*Requirement:*
Exactly as written, quote every line that follows, skipping the images.

*Provided data:*
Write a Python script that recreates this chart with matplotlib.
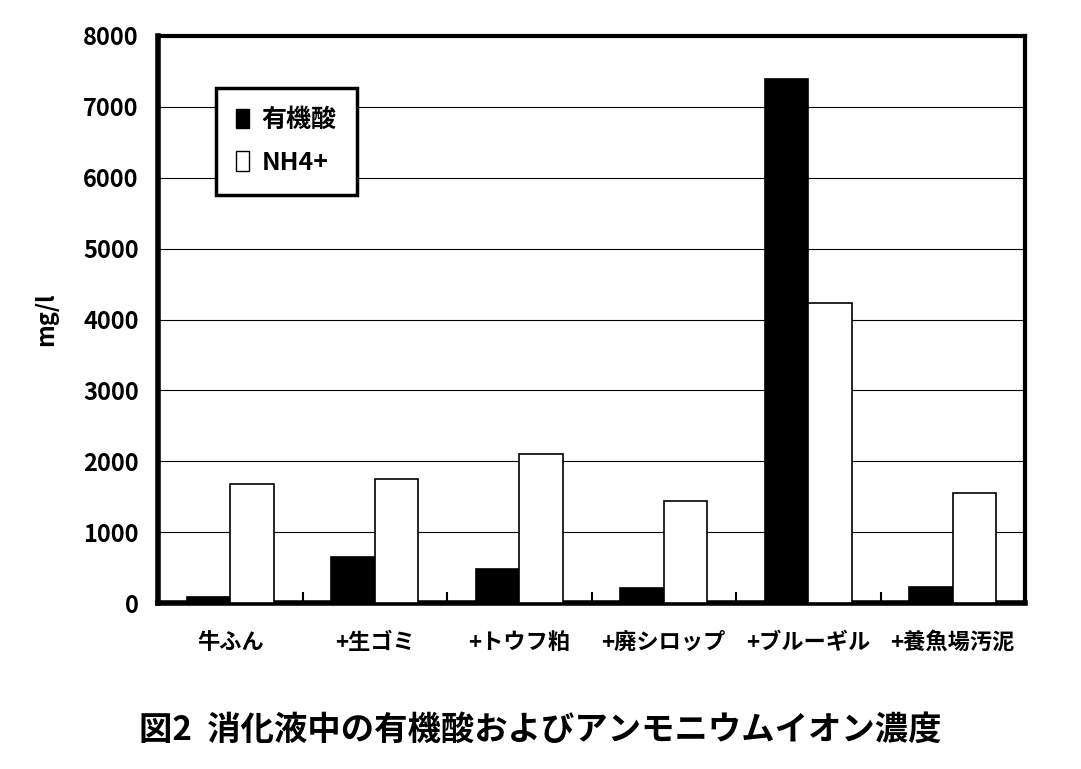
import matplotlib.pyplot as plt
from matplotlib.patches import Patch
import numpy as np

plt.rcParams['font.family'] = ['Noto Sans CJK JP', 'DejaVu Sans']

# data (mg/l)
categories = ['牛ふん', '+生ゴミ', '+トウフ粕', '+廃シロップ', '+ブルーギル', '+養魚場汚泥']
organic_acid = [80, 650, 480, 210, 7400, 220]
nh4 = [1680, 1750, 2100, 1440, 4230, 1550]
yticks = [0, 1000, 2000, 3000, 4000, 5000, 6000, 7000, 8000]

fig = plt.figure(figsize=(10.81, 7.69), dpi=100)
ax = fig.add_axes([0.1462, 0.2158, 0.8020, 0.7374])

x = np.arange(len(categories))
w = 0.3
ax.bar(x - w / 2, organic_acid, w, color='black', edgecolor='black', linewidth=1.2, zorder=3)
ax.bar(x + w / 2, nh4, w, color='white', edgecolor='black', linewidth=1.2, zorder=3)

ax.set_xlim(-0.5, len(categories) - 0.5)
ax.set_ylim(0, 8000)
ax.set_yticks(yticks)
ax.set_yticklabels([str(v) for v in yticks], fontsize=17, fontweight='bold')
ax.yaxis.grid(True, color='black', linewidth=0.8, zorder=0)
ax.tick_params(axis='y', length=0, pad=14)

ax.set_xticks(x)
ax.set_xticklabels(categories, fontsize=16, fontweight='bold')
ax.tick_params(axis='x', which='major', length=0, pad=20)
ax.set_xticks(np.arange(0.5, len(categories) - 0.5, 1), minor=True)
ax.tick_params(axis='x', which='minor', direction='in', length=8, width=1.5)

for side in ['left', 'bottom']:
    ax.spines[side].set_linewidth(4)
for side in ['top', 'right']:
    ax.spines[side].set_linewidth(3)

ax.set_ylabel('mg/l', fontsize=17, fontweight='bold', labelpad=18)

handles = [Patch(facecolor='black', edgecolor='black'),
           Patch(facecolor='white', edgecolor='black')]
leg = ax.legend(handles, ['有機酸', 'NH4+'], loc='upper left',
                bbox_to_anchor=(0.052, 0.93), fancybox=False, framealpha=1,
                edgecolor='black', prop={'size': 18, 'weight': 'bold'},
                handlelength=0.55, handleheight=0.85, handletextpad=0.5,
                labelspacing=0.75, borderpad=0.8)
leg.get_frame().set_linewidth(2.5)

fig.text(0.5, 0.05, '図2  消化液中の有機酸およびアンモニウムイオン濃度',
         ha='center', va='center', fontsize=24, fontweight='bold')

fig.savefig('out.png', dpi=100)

*Expected answer:*
Write a Python script that recreates this chart with matplotlib.
import matplotlib.pyplot as plt
from matplotlib.patches import Patch
import numpy as np

plt.rcParams['font.family'] = ['Noto Sans CJK JP', 'DejaVu Sans']

# data (mg/l)
categories = ['牛ふん', '+生ゴミ', '+トウフ粕', '+廃シロップ', '+ブルーギル', '+養魚場汚泥']
organic_acid = [80, 650, 480, 210, 7400, 220]
nh4 = [1680, 1750, 2100, 1440, 4230, 1550]
yticks = [0, 1000, 2000, 3000, 4000, 5000, 6000, 7000, 8000]

fig = plt.figure(figsize=(10.81, 7.69), dpi=100)
ax = fig.add_axes([0.1462, 0.2158, 0.8020, 0.7374])

x = np.arange(len(categories))
w = 0.3
ax.bar(x - w / 2, organic_acid, w, color='black', edgecolor='black', linewidth=1.2, zorder=3)
ax.bar(x + w / 2, nh4, w, color='white', edgecolor='black', linewidth=1.2, zorder=3)

ax.set_xlim(-0.5, len(categories) - 0.5)
ax.set_ylim(0, 8000)
ax.set_yticks(yticks)
ax.set_yticklabels([str(v) for v in yticks], fontsize=17, fontweight='bold')
ax.yaxis.grid(True, color='black', linewidth=0.8, zorder=0)
ax.tick_params(axis='y', length=0, pad=14)

ax.set_xticks(x)
ax.set_xticklabels(categories, fontsize=16, fontweight='bold')
ax.tick_params(axis='x', which='major', length=0, pad=20)
ax.set_xticks(np.arange(0.5, len(categories) - 0.5, 1), minor=True)
ax.tick_params(axis='x', which='minor', direction='in', length=8, width=1.5)

for side in ['left', 'bottom']:
    ax.spines[side].set_linewidth(4)
for side in ['top', 'right']:
    ax.spines[side].set_linewidth(3)

ax.set_ylabel('mg/l', fontsize=17, fontweight='bold', labelpad=18)

handles = [Patch(facecolor='black', edgecolor='black'),
           Patch(facecolor='white', edgecolor='black')]
leg = ax.legend(handles, ['有機酸', 'NH4+'], loc='upper left',
                bbox_to_anchor=(0.052, 0.93), fancybox=False, framealpha=1,
                edgecolor='black', prop={'size': 18, 'weight': 'bold'},
                handlelength=0.55, handleheight=0.85, handletextpad=0.5,
                labelspacing=0.75, borderpad=0.8)
leg.get_frame().set_linewidth(2.5)

fig.text(0.5, 0.05, '図2  消化液中の有機酸およびアンモニウムイオン濃度',
         ha='center', va='center', fontsize=24, fontweight='bold')

fig.savefig('out.png', dpi=100)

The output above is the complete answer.